BEGIN TASK MATERIAL
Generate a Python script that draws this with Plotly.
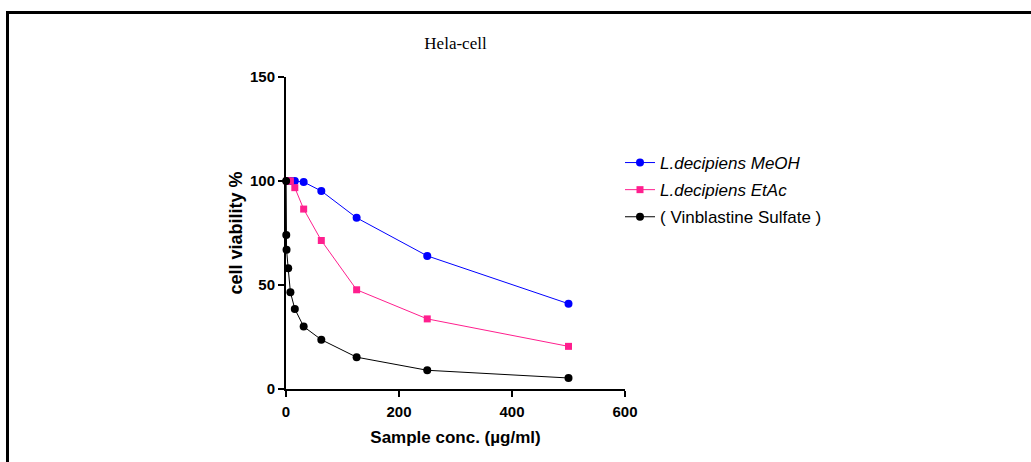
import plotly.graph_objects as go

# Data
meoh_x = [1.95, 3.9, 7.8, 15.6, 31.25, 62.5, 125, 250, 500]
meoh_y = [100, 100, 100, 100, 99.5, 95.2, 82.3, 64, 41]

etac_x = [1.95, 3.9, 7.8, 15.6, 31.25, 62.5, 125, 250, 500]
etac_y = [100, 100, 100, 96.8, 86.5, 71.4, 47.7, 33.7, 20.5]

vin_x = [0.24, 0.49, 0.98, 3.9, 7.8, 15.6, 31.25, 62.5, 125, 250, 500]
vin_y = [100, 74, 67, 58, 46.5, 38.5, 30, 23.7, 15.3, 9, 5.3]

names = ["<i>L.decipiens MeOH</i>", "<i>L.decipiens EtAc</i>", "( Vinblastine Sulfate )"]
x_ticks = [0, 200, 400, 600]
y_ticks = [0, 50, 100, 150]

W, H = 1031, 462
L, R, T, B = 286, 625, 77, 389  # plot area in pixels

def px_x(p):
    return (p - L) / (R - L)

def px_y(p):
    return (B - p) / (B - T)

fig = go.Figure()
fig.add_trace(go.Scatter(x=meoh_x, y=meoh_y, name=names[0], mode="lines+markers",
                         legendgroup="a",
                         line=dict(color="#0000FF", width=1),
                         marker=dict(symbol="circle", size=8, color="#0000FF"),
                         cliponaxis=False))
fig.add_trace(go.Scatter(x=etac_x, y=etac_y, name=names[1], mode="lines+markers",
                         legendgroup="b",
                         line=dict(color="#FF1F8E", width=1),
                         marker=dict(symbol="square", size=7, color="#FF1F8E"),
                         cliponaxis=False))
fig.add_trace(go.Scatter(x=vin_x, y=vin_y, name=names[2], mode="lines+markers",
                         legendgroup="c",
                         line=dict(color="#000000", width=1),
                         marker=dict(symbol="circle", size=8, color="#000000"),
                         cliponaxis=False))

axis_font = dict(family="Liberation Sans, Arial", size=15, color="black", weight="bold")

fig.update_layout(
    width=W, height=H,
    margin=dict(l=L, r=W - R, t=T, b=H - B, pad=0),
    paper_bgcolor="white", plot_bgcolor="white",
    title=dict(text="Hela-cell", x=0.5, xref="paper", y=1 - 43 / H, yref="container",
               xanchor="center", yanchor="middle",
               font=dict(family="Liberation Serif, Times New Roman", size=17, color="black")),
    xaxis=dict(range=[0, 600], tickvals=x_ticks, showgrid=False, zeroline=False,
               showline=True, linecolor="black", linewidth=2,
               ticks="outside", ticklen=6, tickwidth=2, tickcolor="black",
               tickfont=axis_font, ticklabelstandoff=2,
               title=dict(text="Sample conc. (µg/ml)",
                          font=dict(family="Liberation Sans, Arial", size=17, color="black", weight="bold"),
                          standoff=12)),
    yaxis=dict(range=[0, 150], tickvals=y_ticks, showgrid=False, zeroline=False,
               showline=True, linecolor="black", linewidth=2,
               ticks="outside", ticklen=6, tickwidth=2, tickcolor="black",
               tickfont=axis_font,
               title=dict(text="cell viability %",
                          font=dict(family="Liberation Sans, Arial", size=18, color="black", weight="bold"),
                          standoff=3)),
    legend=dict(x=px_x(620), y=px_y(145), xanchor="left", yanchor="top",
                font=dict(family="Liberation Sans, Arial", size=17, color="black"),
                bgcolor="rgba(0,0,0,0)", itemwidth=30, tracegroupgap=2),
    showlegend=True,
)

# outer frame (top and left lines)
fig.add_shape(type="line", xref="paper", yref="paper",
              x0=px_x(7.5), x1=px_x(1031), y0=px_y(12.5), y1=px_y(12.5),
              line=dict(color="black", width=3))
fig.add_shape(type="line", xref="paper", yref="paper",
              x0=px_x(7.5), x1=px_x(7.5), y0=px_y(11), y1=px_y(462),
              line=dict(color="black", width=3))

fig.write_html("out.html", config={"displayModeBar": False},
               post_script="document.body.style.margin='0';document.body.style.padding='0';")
END TASK MATERIAL
BEGIN TASK MATERIAL
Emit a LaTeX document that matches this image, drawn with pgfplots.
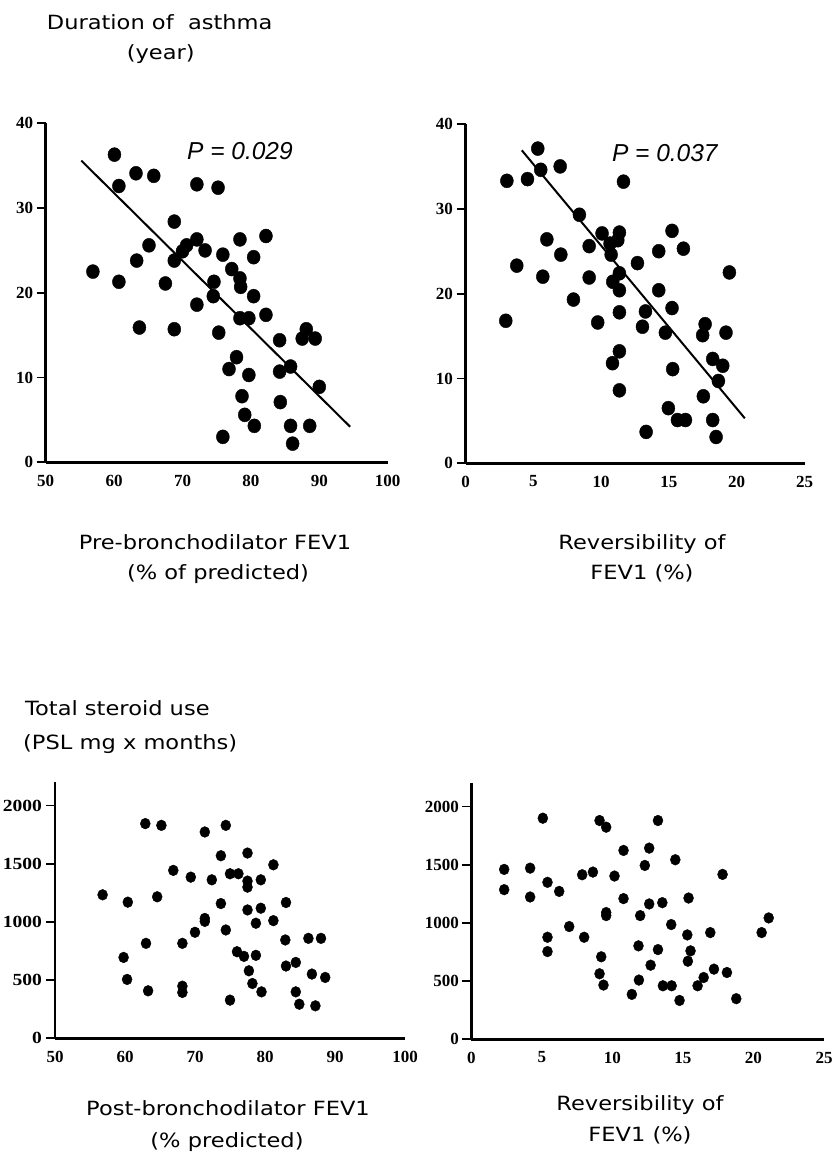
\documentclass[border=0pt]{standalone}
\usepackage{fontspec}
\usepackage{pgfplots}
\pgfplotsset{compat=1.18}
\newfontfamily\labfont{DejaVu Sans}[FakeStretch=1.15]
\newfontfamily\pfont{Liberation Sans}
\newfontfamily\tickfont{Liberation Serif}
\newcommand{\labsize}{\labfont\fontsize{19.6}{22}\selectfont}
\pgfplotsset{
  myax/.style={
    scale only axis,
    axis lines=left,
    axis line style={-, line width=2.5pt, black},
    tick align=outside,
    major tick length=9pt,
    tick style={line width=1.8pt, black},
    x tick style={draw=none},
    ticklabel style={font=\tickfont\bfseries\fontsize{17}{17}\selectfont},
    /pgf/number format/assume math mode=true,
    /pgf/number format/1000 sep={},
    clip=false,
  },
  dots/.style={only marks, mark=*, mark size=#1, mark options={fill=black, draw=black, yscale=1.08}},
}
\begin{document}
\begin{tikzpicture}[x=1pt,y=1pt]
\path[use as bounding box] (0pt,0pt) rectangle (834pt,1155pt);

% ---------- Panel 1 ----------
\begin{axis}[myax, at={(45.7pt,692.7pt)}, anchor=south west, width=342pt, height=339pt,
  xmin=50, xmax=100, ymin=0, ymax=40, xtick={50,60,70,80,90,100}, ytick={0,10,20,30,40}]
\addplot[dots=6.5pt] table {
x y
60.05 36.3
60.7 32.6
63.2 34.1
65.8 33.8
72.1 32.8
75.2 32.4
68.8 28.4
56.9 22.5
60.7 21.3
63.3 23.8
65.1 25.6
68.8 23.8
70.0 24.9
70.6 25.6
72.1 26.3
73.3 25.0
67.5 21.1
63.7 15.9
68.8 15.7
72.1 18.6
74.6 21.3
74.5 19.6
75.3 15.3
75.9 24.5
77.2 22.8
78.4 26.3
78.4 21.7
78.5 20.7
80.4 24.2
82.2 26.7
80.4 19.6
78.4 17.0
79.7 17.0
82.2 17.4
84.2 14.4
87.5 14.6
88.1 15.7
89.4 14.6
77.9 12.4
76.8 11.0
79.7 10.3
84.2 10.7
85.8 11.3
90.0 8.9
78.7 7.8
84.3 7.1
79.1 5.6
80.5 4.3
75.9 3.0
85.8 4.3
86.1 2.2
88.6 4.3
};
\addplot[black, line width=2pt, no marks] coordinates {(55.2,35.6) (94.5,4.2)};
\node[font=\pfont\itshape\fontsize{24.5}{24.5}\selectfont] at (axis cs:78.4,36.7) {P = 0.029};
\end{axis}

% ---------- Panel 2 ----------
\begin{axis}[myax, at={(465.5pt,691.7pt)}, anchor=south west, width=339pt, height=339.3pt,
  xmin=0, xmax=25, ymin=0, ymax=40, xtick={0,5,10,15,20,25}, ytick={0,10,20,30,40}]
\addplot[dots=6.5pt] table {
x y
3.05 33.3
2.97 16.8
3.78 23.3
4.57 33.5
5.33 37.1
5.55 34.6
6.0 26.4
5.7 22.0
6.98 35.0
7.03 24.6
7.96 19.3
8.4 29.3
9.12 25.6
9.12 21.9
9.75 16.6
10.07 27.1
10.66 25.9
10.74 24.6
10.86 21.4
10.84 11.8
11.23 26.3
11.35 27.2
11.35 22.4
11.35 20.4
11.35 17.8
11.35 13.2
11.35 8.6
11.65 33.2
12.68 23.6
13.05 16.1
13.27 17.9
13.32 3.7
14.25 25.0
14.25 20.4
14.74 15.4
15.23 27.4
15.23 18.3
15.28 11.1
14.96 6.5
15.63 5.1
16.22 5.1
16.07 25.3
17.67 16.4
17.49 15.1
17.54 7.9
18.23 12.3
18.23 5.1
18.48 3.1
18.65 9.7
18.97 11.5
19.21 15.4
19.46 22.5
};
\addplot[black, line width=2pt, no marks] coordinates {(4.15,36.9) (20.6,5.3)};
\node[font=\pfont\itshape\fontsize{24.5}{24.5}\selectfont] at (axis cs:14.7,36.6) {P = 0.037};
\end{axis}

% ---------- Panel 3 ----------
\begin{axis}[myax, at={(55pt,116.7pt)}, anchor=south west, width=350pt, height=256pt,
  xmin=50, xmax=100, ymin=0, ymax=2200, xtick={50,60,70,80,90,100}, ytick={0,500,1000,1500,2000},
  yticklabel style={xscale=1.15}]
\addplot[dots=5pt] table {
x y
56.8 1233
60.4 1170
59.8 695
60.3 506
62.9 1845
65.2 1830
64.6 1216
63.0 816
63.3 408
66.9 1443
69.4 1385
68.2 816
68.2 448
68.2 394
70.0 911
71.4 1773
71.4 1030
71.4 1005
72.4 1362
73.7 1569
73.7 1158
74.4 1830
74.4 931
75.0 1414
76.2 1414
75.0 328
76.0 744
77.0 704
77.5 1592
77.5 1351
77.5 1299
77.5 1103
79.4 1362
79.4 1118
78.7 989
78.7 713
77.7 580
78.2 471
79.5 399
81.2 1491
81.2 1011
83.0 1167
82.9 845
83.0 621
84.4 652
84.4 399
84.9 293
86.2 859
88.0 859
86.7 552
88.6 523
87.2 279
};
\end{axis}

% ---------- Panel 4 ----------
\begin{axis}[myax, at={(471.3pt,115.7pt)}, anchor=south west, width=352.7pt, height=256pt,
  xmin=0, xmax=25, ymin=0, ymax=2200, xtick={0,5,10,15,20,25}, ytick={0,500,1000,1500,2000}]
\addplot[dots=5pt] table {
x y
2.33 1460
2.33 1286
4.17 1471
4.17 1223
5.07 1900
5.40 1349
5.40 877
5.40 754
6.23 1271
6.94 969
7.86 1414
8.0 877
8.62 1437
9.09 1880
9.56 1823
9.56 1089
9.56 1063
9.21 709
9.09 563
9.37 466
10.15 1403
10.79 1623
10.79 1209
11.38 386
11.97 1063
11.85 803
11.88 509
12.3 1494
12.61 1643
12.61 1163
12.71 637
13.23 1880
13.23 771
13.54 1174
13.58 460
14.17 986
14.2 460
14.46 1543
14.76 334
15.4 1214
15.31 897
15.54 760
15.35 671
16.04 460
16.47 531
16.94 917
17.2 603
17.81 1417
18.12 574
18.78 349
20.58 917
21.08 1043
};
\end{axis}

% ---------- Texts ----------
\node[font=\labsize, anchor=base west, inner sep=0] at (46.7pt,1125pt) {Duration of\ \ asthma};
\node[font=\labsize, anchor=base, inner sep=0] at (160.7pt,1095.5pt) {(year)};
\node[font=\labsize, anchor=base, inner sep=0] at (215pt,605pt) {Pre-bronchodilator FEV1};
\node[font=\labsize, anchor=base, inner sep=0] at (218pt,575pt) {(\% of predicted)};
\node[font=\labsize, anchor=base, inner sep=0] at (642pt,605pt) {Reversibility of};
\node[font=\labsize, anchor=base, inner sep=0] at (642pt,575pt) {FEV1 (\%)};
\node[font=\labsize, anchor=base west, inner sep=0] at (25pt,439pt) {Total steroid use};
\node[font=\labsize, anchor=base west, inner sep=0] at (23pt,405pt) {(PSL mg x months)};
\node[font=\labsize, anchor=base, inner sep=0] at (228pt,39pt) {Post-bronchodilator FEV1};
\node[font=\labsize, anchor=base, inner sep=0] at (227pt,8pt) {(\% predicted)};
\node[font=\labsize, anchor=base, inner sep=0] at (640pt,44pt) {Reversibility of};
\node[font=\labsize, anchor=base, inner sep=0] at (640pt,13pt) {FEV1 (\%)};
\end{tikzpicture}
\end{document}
END TASK MATERIAL
BEGIN TASK MATERIAL
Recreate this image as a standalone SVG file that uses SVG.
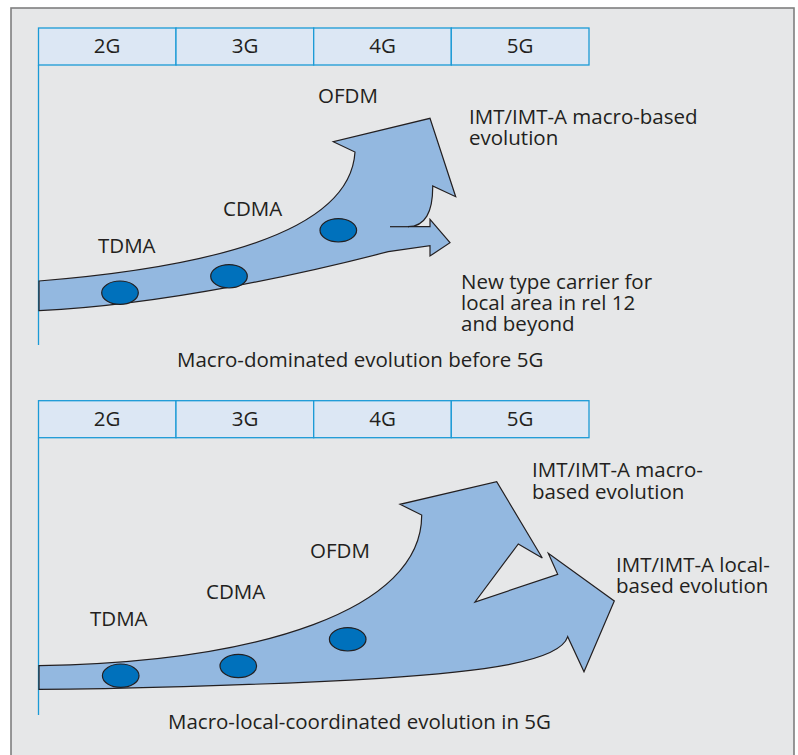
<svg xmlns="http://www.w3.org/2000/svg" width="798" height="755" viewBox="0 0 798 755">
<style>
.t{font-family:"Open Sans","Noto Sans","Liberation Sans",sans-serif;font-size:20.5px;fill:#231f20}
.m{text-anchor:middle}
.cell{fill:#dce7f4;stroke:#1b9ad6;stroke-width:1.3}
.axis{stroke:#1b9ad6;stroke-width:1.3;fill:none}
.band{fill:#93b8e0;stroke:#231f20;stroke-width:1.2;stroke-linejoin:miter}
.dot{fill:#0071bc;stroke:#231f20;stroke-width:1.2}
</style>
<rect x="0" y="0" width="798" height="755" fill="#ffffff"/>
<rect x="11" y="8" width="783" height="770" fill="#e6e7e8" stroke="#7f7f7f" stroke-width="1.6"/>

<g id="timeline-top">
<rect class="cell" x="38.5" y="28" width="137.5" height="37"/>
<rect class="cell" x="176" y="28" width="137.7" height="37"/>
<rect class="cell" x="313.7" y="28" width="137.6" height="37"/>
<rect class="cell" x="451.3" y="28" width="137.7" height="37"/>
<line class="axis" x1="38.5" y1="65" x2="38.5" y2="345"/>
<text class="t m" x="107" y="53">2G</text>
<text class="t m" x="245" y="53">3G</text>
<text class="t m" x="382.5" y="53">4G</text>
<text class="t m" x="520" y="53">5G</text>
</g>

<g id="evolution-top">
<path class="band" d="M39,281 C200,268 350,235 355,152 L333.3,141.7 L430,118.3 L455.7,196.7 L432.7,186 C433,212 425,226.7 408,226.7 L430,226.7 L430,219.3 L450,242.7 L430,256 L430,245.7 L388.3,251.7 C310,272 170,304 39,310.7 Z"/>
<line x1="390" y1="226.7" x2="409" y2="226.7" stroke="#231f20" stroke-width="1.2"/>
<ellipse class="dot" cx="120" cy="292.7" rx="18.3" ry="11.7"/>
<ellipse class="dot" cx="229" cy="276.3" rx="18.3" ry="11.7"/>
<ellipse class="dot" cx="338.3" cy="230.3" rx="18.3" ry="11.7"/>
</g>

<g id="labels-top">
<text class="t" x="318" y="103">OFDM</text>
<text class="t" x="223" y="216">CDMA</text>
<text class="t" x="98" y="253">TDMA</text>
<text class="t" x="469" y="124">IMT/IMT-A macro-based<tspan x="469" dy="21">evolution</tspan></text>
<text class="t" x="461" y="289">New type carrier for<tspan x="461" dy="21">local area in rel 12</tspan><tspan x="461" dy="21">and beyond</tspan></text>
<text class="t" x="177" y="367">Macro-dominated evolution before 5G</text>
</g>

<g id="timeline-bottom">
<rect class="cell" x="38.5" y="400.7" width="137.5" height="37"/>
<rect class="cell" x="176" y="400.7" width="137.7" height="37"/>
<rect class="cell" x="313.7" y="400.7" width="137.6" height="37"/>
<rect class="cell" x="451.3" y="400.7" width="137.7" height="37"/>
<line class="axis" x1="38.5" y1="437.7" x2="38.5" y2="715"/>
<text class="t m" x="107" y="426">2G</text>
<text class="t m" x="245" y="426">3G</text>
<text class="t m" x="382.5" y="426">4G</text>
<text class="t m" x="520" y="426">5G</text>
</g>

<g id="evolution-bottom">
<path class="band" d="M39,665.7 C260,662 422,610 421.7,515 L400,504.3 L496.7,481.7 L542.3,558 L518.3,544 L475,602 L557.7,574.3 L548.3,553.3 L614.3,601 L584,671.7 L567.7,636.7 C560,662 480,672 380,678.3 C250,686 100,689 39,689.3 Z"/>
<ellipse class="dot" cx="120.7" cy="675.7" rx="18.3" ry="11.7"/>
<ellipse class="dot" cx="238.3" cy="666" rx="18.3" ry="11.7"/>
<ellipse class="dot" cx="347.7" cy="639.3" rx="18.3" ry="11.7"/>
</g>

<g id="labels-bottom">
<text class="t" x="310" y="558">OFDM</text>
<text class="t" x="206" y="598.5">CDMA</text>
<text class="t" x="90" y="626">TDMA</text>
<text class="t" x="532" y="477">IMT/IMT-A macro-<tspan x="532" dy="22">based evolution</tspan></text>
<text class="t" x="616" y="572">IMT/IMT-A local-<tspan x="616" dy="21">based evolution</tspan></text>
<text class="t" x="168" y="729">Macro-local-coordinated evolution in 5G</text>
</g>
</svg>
END TASK MATERIAL
## GIVEN PROBLEM
Leave the pictures out, and transcribe exactly the lines above starting at the one that contains "Generate a Python" and ending at the one that contains "return (B - p) / (B - T)".

## RESULT FOR THIS EXERCISE
Generate a Python script that draws this with Plotly.
import plotly.graph_objects as go

# Data
meoh_x = [1.95, 3.9, 7.8, 15.6, 31.25, 62.5, 125, 250, 500]
meoh_y = [100, 100, 100, 100, 99.5, 95.2, 82.3, 64, 41]

etac_x = [1.95, 3.9, 7.8, 15.6, 31.25, 62.5, 125, 250, 500]
etac_y = [100, 100, 100, 96.8, 86.5, 71.4, 47.7, 33.7, 20.5]

vin_x = [0.24, 0.49, 0.98, 3.9, 7.8, 15.6, 31.25, 62.5, 125, 250, 500]
vin_y = [100, 74, 67, 58, 46.5, 38.5, 30, 23.7, 15.3, 9, 5.3]

names = ["<i>L.decipiens MeOH</i>", "<i>L.decipiens EtAc</i>", "( Vinblastine Sulfate )"]
x_ticks = [0, 200, 400, 600]
y_ticks = [0, 50, 100, 150]

W, H = 1031, 462
L, R, T, B = 286, 625, 77, 389  # plot area in pixels

def px_x(p):
    return (p - L) / (R - L)

def px_y(p):
    return (B - p) / (B - T)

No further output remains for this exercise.